We’ve all witnessed the hype around artificial intelligence (AI), and the financial services industry has certainly seen its share. However, while AI does indeed have great potential for the financial services industry, delivering AI at scale has many challenges. We are talking supercomputer levels of performance and execution, and standard legacy IT is simply not up to the task.
Success requires a good, high-level understanding of AI and an understanding of the technical requirements that the planned AI project will impose on the infrastructure. Here are the top lessons learned from our experiences to date:
1. Don’t underestimate the data challenge.
Training AI algorithms requires huge volumes of data, and invariably one of the key challenges for organizations is to get access to the data needed to train your algorithm. As a result, we consistently see the time to internally source data taking much longer than expected. We recommend starting this process ASAP.
2. Don’t be rigid about tools.
It’s easy to get sucked into proprietary tools and systems, but adopting open standards and avoiding vendor lock-in should be key architectural principles. Likewise, you want to be able to take advantage of current innovation happening in the open source analytics and AI domains.
3. Determine whether your initiative is strategic or tactical.
If it’s tactical, recognize that shifting to a strategic solution later could mean discarding the setup and starting over. If strategic, then look to build on, and invest in, proven foundations that enable scale and performance.

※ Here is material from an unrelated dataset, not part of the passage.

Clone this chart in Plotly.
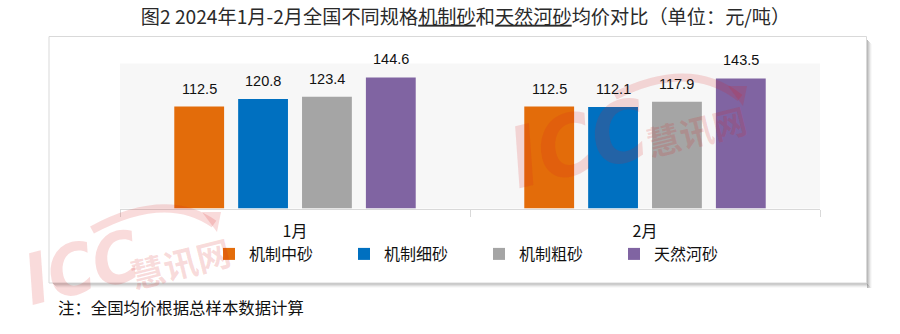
import plotly.graph_objects as go

# ---- data ----
months = ["1月", "2月"]
series_names = ["机制中砂", "机制细砂", "机制粗砂", "天然河砂"]
series_values = [
    [112.5, 112.5],   # 机制中砂
    [120.8, 112.1],   # 机制细砂
    [123.4, 117.9],   # 机制粗砂
    [144.6, 143.5],   # 天然河砂
]
colors = ["#E36C0A", "#0070C0", "#A5A5A5", "#8064A2"]

title_text = ("图2 2024年1月-2月全国不同规格<u>机制砂</u>和<u>天然河砂</u>"
              "均价对比（单位：元/吨）")
note_text = "注：全国均价根据总样本数据计算"

# ---- geometry helpers (pixel -> paper) ----
W, H = 900, 334
def px(x):
    return x / W
def py(y):
    return 1 - y / H

PLOT_L, PLOT_R, PLOT_T, PLOT_B = 120, 820, 63.5, 208.5
BARGAP, BARGROUPGAP = 0.27, 0.22
CJK = "Noto Sans CJK SC, Microsoft YaHei, sans-serif"

fig = go.Figure()
for name, vals, col in zip(series_names, series_values, colors):
    fig.add_trace(go.Bar(
        x=months, y=vals, name=name,
        marker=dict(color=col, line=dict(width=0)),
        hoverinfo="skip",
    ))

# value labels above each bar
cat_px = (PLOT_R - PLOT_L) / len(months)
slot_px = cat_px * (1 - BARGAP) / len(series_names)
n = len(series_names)
for i, vals in enumerate(series_values):
    for m, v in zip(months, vals):
        fig.add_annotation(
            x=m, y=v, xref="x", yref="y", text=f"{v:.1f}",
            showarrow=False, xshift=(i - (n - 1) / 2) * slot_px, yshift=18,
            xanchor="center", yanchor="middle",
            font=dict(family="Liberation Sans, Arial", size=14.5, color="#111"),
        )

shapes = []
# drop shadow of the chart frame
for k, alpha in enumerate([0.42, 0.3, 0.2, 0.1, 0.04]):
    c = f"rgba(90,90,90,{alpha})"
    shapes.append(dict(type="rect", xref="paper", yref="paper", layer="below",
                       x0=px(867 + k), x1=px(868 + k), y0=py(288), y1=py(40 + k),
                       line=dict(width=0), fillcolor=c))
    shapes.append(dict(type="rect", xref="paper", yref="paper", layer="below",
                       x0=px(53 + k), x1=px(867 + k), y0=py(284 + k), y1=py(283 + k),
                       line=dict(width=0), fillcolor=c))
# chart frame
shapes.append(dict(type="rect", xref="paper", yref="paper", layer="below",
                   x0=px(49), x1=px(866.5), y0=py(283), y1=py(36.5),
                   line=dict(color="#D9D9D9", width=1), fillcolor="rgba(0,0,0,0)"))

# ICC watermark swooshes
def swoosh(x0, y0, xm, ym, x1, y1):
    return f"M {px(x0)},{py(y0)} Q {px(xm)},{py(ym)} {px(x1)},{py(y1)}"
wm = "rgba(215,30,30,0.16)"
for (a, b, c_, d, e, f) in [(92, 230, 166, 190, 214, 224), (615, 96, 690, 58, 740, 98)]:
    shapes.append(dict(type="path", xref="paper", yref="paper", layer="above",
                       path=swoosh(a, b, c_, d, e, f), line=dict(color=wm, width=8)))
    shapes.append(dict(type="path", xref="paper", yref="paper", layer="above",
                       path=f"M {px(e-12)},{py(f-12)} L {px(e+7)},{py(f-12)} L {px(e+3)},{py(f+8)} Z",
                       line=dict(width=0), fillcolor=wm))

for (ix, iy, hx, hy, sz) in [(82, 268, 180, 262, 70), (578, 144, 696, 130, 84)]:
    fig.add_annotation(x=px(ix), y=py(iy), xref="paper", yref="paper", text="<b><i>ICC</i></b>",
                       showarrow=False, textangle=-14, xanchor="center", yanchor="middle",
                       font=dict(family="Liberation Sans Narrow, DejaVu Sans Condensed, Liberation Sans",
                                 size=sz, color=wm))
    fig.add_annotation(x=px(hx), y=py(hy), xref="paper", yref="paper", text="<b>慧讯网</b>",
                       showarrow=False, textangle=-14, xanchor="center", yanchor="middle",
                       font=dict(family=CJK, size=34, color=wm))

# footnote
fig.add_annotation(x=px(56), y=py(307), xref="paper", yref="paper", text=note_text,
                   showarrow=False, xanchor="left", yanchor="middle",
                   font=dict(family=CJK, size=16.4, color="#111"))

fig.update_layout(
    width=W, height=H,
    margin=dict(l=0, r=0, t=0, b=0, autoexpand=False),
    paper_bgcolor="white",
    plot_bgcolor="#F7F7F7",
    barmode="group",
    bargap=BARGAP, bargroupgap=BARGROUPGAP,
    shapes=shapes,
    title=dict(text=title_text, x=px(465.5), y=py(17), xanchor="center", yanchor="middle",
               xref="paper", yref="paper",
               font=dict(family=CJK, size=19.2, color="#2a2a2a")),
    xaxis=dict(domain=[px(PLOT_L), px(PLOT_R)], showline=True, linecolor="#D9D9D9", linewidth=1,
               ticks="outside", tickson="boundaries", ticklen=7, tickcolor="#D9D9D9",
               ticklabelstandoff=8,
               tickfont=dict(family=CJK, size=16, color="#111"), showgrid=False,
               fixedrange=True),
    yaxis=dict(domain=[py(PLOT_B), py(PLOT_T)], range=[0, 160], visible=False,
               showgrid=False, zeroline=False, fixedrange=True),
    legend=dict(orientation="h", x=px(209), y=py(254), xanchor="left", yanchor="middle",
                entrywidth=90, entrywidthmode="pixels", traceorder="normal",
                font=dict(family=CJK, size=16, color="#111"), bgcolor="rgba(0,0,0,0)"),
    showlegend=True,
)

fig.write_html("out.html")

4. AI is a challenge to proof of concept (POC).
At small scale (single graphics processing unit [GPU]), AI experiments can run on any hardware, but this changes quickly with scale. Challenges include:
- Compute – Lab environments often lack the resources to effectively simulate and test large AI workloads.
- Data – Accessing meaningful datasets is problematic and time-consuming. Organizations often pivot to smaller datasets, but this creates significant risk. If your real-world requirement is a 1PB dataset, don’t test on a 1TB dataset. Use real-world data and use cases when possible.
- Synthetic testing – Organizations are often not specific about AI workload requirements. Test a wide range of data types and sizes. Certain infrastructures are good with large files, but not with small files, which is problematic. Look for flexible solutions that deliver, regardless of changing business requirements.
5. Identify the critical capabilities up front.
- Capacity – What’s your day one requirement? What size training dataset do you anticipate in 1, 3 or 5 years?
- GPUs – Where do you want to start? What number of GPUs will you scale to?
- AI as a service – Do you have a single defined training dataset? Or are you building an infrastructure that can support multiple undefined AI workloads – AI as a service?
6. Preparation is key.
AI involves about 80 percent data preparation and 20 percent training – yet most organizations focus on training. As a result, the preparation steps are neglected. Data is deployed, copied and duplicated on whatever infrastructure may be available. Seize the opportunity to build a robust, efficient, scalable, consolidated infrastructure, or a “data hub.”
7. Recognize that few people understand the end-to-end solution.
Delivering an integrated system capable of supercomputer levels of performance is not standard IT. Data scientists understand the tools and frameworks but seldom understand the impact on the infrastructure. Likewise, infrastructure experts have knowledge within a specific technology domain. Few individuals have the deep knowledge required across compute, storage and network. Individuals who have a good understanding of AI and data science are a rare breed!
Financial services organizations have two options for creating a high-performance infrastructure to support AI initiatives. One option is to build it yourself. While this do-it-yourself approach can seem daunting, incorporating scale-out storage solutions as a foundation can reduce some of the complexity. The other option is to leverage a purpose-built platform, thereby accelerating your AI initiatives while also reducing risk.
Whichever option you choose, first consider the bigger picture — beyond the math, models and data science — to help minimize the challenges of building AI at scale.